The City Council passed a somewhat strengthened tree
protection ordinance, although the new rules have been held up by
legal appeals by developers.
Although not entirely the result of June 1st, the
city has stepped back from controversial urban renewal projects. The
council dedicated all the resources of the downtown urban renewal
district to building a popular new library instead of more city parking
garages. The city's controversial Riverfront Urban Renewal District
near the UO has refocused on the area surrounding the new federal
courthouse.
A vote to establish a police review board narrowly
failed, but the City Council set up a Police Commission to review
police policies. The commission recommended minor revisions to police
pepper spray and demonstration policies. The police policy now states
that pepper spray should not be used to disperse crowds and restricts
the use of the chemical weapon against people engaged in passive resistance
by going limp on the ground.
Pepper spray is apparently still allowed if a non-violent
protester is holding onto a tree or another protester, although the
new policy is unclear.
Many of the key city staff involved in the June 1st
incident have since been fired or resigned. Planning Director Abe
Farkas and Police Chief Leonard Cooke resigned under pressure from
then City Manager Vicki Elmer in the wake of the June 1st incident.

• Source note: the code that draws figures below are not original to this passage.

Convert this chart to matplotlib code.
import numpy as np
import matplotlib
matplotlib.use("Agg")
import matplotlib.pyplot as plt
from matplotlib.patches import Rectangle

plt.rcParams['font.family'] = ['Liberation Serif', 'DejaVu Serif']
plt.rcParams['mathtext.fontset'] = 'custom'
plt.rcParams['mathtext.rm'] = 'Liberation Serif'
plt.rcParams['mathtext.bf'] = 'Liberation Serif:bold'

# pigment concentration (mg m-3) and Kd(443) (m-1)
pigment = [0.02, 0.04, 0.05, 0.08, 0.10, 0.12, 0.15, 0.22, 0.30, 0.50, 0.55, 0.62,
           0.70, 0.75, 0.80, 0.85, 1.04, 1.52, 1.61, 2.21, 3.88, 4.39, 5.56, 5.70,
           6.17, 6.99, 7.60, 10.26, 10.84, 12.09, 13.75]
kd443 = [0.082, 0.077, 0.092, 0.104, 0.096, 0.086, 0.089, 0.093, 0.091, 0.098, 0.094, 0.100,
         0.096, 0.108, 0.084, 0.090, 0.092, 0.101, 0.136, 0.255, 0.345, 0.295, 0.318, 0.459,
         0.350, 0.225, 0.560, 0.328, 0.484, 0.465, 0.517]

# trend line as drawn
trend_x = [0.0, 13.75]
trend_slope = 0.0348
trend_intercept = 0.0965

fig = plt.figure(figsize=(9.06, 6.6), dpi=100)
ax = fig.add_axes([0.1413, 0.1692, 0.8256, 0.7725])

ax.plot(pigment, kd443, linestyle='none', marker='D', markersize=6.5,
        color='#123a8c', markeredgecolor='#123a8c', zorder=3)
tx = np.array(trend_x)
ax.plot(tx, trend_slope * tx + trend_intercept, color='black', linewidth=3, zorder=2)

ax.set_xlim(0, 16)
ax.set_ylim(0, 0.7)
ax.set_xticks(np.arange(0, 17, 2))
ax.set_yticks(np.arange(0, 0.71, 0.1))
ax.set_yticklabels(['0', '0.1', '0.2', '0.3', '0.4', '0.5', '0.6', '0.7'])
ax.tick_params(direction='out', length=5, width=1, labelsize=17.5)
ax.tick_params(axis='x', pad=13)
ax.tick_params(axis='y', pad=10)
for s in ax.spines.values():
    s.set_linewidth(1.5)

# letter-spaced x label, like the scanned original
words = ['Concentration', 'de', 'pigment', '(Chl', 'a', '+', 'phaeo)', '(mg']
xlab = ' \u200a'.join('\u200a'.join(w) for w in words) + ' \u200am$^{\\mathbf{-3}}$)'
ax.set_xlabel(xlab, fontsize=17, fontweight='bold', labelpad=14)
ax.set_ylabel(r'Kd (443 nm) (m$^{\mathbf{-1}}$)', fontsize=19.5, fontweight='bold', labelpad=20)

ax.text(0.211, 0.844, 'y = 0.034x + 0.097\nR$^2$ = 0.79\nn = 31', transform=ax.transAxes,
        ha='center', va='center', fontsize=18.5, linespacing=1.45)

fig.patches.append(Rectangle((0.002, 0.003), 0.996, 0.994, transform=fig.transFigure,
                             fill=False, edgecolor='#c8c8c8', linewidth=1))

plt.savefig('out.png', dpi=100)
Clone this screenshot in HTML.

A backlash by city executive staff then lead the City Council to fire
Elmer. Farkas's deputy Lew Bowers and then Assistant City Manger Jim
Johnson left the city recently.
"We're all still here," says Laughlin. "It's kind
of an interesting irony."
After June 1st, protests became more radical in Eugene,
with some anarchists breaking windows and police conducting mass arrests
of demonstrators. Some of the demonstrators linked the rise of more
violent protests to the police escalation against non-violent protesters
on June 1st.
"It definitely stepped up the activism in Eugene,"
Flynn says.
Remembering June 1st makes it less likely that something
like it will ever happen again in Eugene, Taylor says. "It makes me
sad to even remember it. I don't like thinking about it," she says.
"But I think we need to remember it."